Similar causes of recession on both periods
In both recessionary periods, the price of useful commodities rose. The price of assets such as houses increased as a result of bubbles.
- There was an increase of bank debts that was hard to be recovered in both periods. The debt led to the destruction of the federal reserve activity leading to recession.
- Poor economic decisions led to the recessions. Economists failed to advise the financial institution on the various means of avoiding risks such as the economic recession.
- Borrowing was unlimited by the low-interest rates. The rates were dropped to encourage people to take loans for development.
- Loans were issued in a risky way as the some issued were higher than the value of the collateral.
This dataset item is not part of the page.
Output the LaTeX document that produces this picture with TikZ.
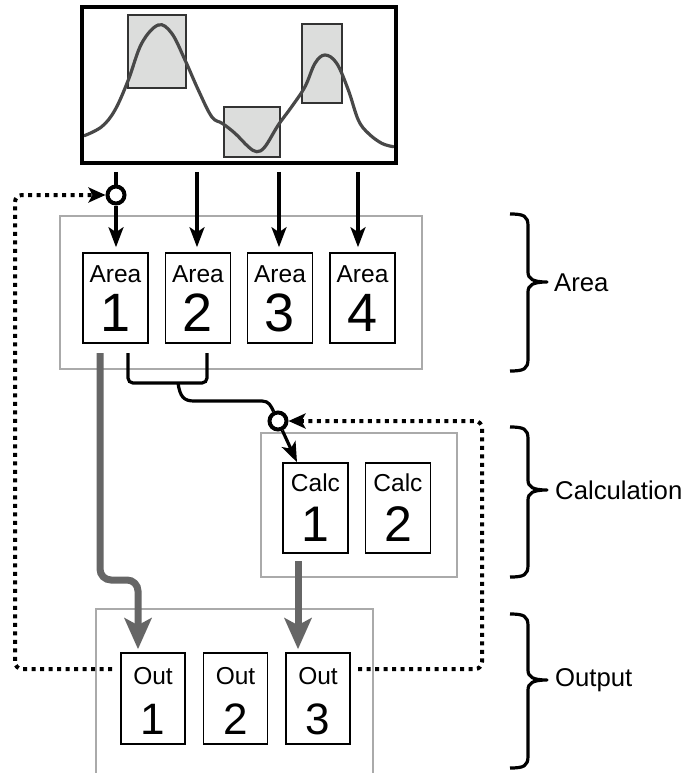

When the borrowers failed to repay the loans, the bank credit collapsed.
Policies that were used to solve the recession
- The central bank employed some short term policies to respond to the crisis like to expand the monetary supply.
- Proposals for regulations such as the consumer protection that could lead to a long term solution.
- The Congress also came to rescue by proposing bills that led to the flow recovery of the economy.
- The courts played an important role in ensuring that those who were directly affected by the recession were adequately compensated.
- The mortgage market that led to recession remained in place.
Similarity of the 1930 and 2009 recovery and reinvestment program
The similarity between the new deal of 1930 and the recovery and reinvestment act of 2009 entails the invention of a stimulus program. The economic stimulus programs help solve some problems caused by recession within a short time.
My view on Lehman’s fall
The fall of Lehman produced a ripple effect in the economy, leading to the economic crisis. Therefore, the Treasury was wrong to let Lehman fail.
Lessons from the crisis
We have learned from the crisis that we are watchful when making important decisions for a small fault may affect a massive economy.
A possible cause of the next recession
It is hard to predict the cause of the next great recession. The next recession could be caused by the depletion of petroleum fuel. The majority of the economies globally uses the non-renewable fuel. On depletion, there will be little or no substitute for the fuel leading to the most aggressive crisis.